Quatre plats végés. Alors que Mathieu Bruno était en plein rush afin d’ouvrir à temps son Beef’Ør, sur le Petit-Chêne à Lausanne, il a tout de même pris du temps pour cet autre projet qui lui tenait à cœur. «Demander à Mathieu de créer des recettes pour l’hôpital était une évidence, car il a la créativité nécessaire pour rendre la cuisine sexy, ce qui est indispensable dans un contexte hospitalier, continue Marina Forney. De plus, c’est un enfant du pays.» Au menu: quatre plats végétariens pour le personnel. «Il est presque plus facile de donner envie avec une cuisine végétarienne qu’avec de la viande, car les textures et couleurs sont infinies, estime Mathieu Bruno, membre des Grandes Tables de Suisse.

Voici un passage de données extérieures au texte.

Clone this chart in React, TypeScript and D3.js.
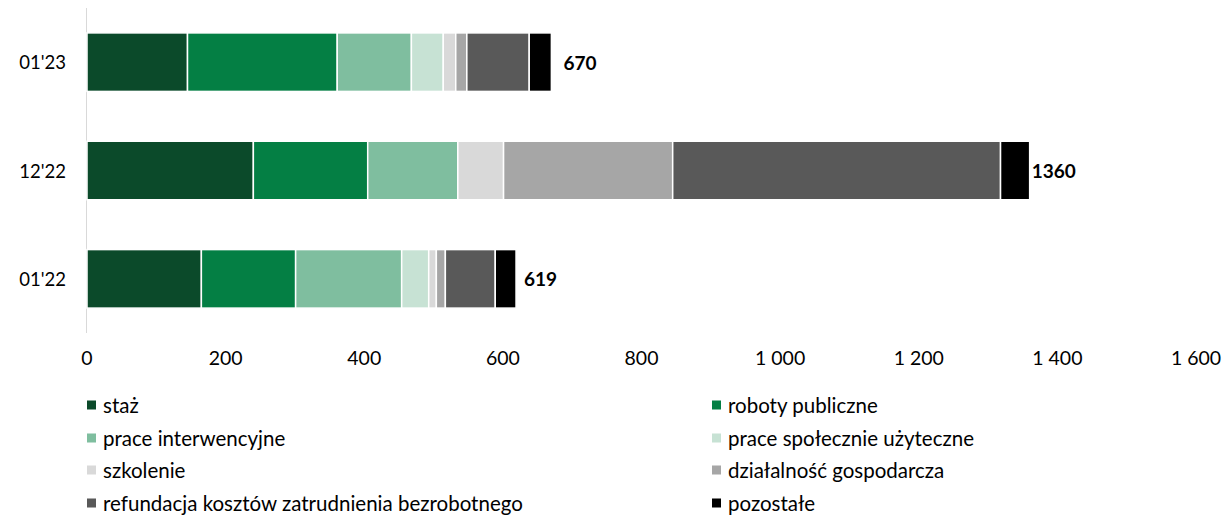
import React, { useEffect, useRef } from 'react';
import * as d3 from 'd3';

const categories = ["01'23", "12'22", "01'22"];
const seriesNames = [
  'staż',
  'roboty publiczne',
  'prace interwencyjne',
  'prace społecznie użyteczne',
  'szkolenie',
  'działalność gospodarcza',
  'refundacja kosztów zatrudnienia bezrobotnego',
  'pozostałe',
];
const seriesColors = ['#0b4a2a', '#047f44', '#7fbe9f', '#c7e2d4', '#d9d9d9', '#a6a6a6', '#595959', '#000000'];

// values per category, in series order
const staz = [145, 240, 165];
const roboty = [216, 165, 136];
const interwencyjne = [107, 130, 153];
const spoleczne = [46, 0, 39];
const szkolenie = [18, 66, 11];
const dzialalnosc = [16, 244, 13];
const refundacja = [90, 473, 72];
const pozostale = [32, 42, 30];
const totals = [670, 1360, 619];

const xTicks = [0, 200, 400, 600, 800, 1000, 1200, 1400, 1600];

const W = 1230;
const H = 517;
const FONT = 'Lato, "Noto Sans", sans-serif';

const App: React.FC = () => {
  const svgRef = useRef<SVGSVGElement>(null);

  useEffect(() => {
    if (!svgRef.current) return;
    const svg = d3.select(svgRef.current);
    svg.selectAll('*').remove();

    const series = [staz, roboty, interwencyjne, spoleczne, szkolenie, dzialalnosc, refundacja, pozostale];
    const rows = categories.map((c, i) => {
      const r: any = { cat: c };
      seriesNames.forEach((s, k) => (r[s] = series[k][i]));
      return r;
    });
    const stacked = d3.stack<any>().keys(seriesNames)(rows);

    const x = d3.scaleLinear().domain([0, 1600]).range([87, 1196]);
    const y = d3.scaleBand().domain(categories).range([8, 333]).paddingInner(0.46).paddingOuter(0.23);

    // vertical axis line
    svg.append('line')
      .attr('x1', 86.5).attr('x2', 86.5)
      .attr('y1', 8).attr('y2', 333)
      .attr('stroke', '#d9d9d9').attr('stroke-width', 1);

    // bars
    stacked.forEach((layer, k) => {
      svg.append('g')
        .selectAll('rect')
        .data(layer)
        .enter()
        .append('rect')
        .attr('x', d => x(d[0]))
        .attr('y', d => y(d.data.cat) as number)
        .attr('width', d => Math.max(0, x(d[1]) - x(d[0])))
        .attr('height', y.bandwidth())
        .attr('fill', seriesColors[k])
        .attr('stroke', d => (d[1] - d[0] > 0 ? '#fff' : 'none'))
        .attr('stroke-width', 1.5);
    });

    // category labels
    svg.append('g')
      .selectAll('text')
      .data(categories)
      .enter()
      .append('text')
      .attr('x', 66)
      .attr('y', d => (y(d) as number) + y.bandwidth() / 2)
      .attr('text-anchor', 'end')
      .attr('dominant-baseline', 'central')
      .style('font-family', FONT)
      .style('font-size', '18.5px')
      .attr('fill', '#000')
      .text(d => d);

    // total labels
    const labelGap = [12, 2, 8];
    svg.append('g')
      .selectAll('text')
      .data(totals)
      .enter()
      .append('text')
      .attr('x', (d, i) => x(d) + labelGap[i])
      .attr('y', (d, i) => (y(categories[i]) as number) + y.bandwidth() / 2)
      .attr('dominant-baseline', 'central')
      .style('font-family', FONT)
      .style('font-size', '19px')
      .style('font-weight', 'bold')
      .attr('fill', '#000')
      .text(d => String(d));

    // x tick labels
    const fmt = (v: number) => d3.format(',')(v).replace(/,/g, '\u00a0');
    svg.append('g')
      .selectAll('text')
      .data(xTicks)
      .enter()
      .append('text')
      .attr('x', d => x(d))
      .attr('y', 357)
      .attr('text-anchor', 'middle')
      .attr('dominant-baseline', 'central')
      .style('font-family', FONT)
      .style('font-size', '19.5px')
      .attr('fill', '#000')
      .text(d => fmt(d));

    // legend
    const colX = [87, 712];
    const rowY = [405, 438, 470, 503];
    const legend = svg.append('g')
      .selectAll('g')
      .data(seriesNames)
      .enter()
      .append('g')
      .attr('transform', (d, i) => `translate(${colX[i % 2]},${rowY[Math.floor(i / 2)]})`);
    legend.append('rect')
      .attr('x', 0).attr('y', -4.5)
      .attr('width', 9).attr('height', 9)
      .attr('fill', (d, i) => seriesColors[i]);
    legend.append('text')
      .attr('x', 16)
      .attr('y', 0)
      .attr('dominant-baseline', 'central')
      .style('font-family', FONT)
      .style('font-size', '20.5px')
      .attr('fill', '#000')
      .text(d => d);
  }, []);

  return (
    <svg
      ref={svgRef}
      width={W}
      height={H}
      style={{ position: 'absolute', left: 0, top: 0, background: '#fff' }}
    />
  );
};

export default App;
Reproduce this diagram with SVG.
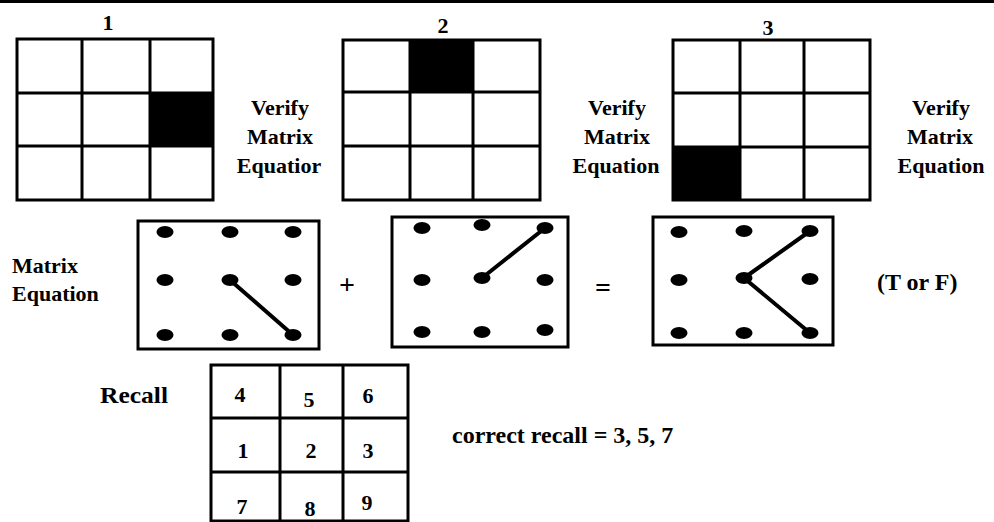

Et l’on n’omet pas la gourmandise!» Ainsi, sont proposés depuis fin novembre des gnocchis de topinambours au Vacherin Mont d’Or et truffe noire («ça a explosé le budget», sourit le chef), des baos au kimchi, glace au miso, sauce arachide et riz basmati au œufs et algues kombu, des œufs meurette et frites de panisse, et un simple tartare de légumes. En plus des quatre recettes, Mathieu Bruno mentionne surtout «la motivation des brigades de cuisine à faire quelque chose de différent, et leur envie d’apprendre».

 

Bientôt dans toute la Suisse romande? Trois mois après le lancement de l’opération, Marina Forney confirme son succès: «Les premiers retours que nous avons eus, le jour du lancement, étaient déjà réjouissants. Mais après plusieurs semaines, savoir qu’un projet comme celui-ci a parlé au plus grand nombre, fait plaisir.» À la question de savoir si elle pourrait recommencer, la jeune femme ne délaisse pas l’idée d’étendre le projet à d’autres hôpitaux, en collaboration avec des chefs des régions ciblées. «Les gens ne vont pas travailler à l’hôpital pour bien manger, mais avoir la possibilité de déguster quelque chose qui sort de l’ordinaire, cela fait plaisir et ça rebooste!», continue Marina Forney. Sophie, assistance en soins et santé communautaire au HRC, ajoute quant à elle que «cela permet de goûter des plats gastronomiques d’un chef chez qui peu ont la possibilité de s’attabler. Cette offre s’ajoute à celle, déjà variée et qualitative, du restaurant de l'hôpital.» Si Mathieu Bruno a signé une carte très hivernale, il n’est pas exclu que la collaboration continue cet été, mais rien n’est encore décidé.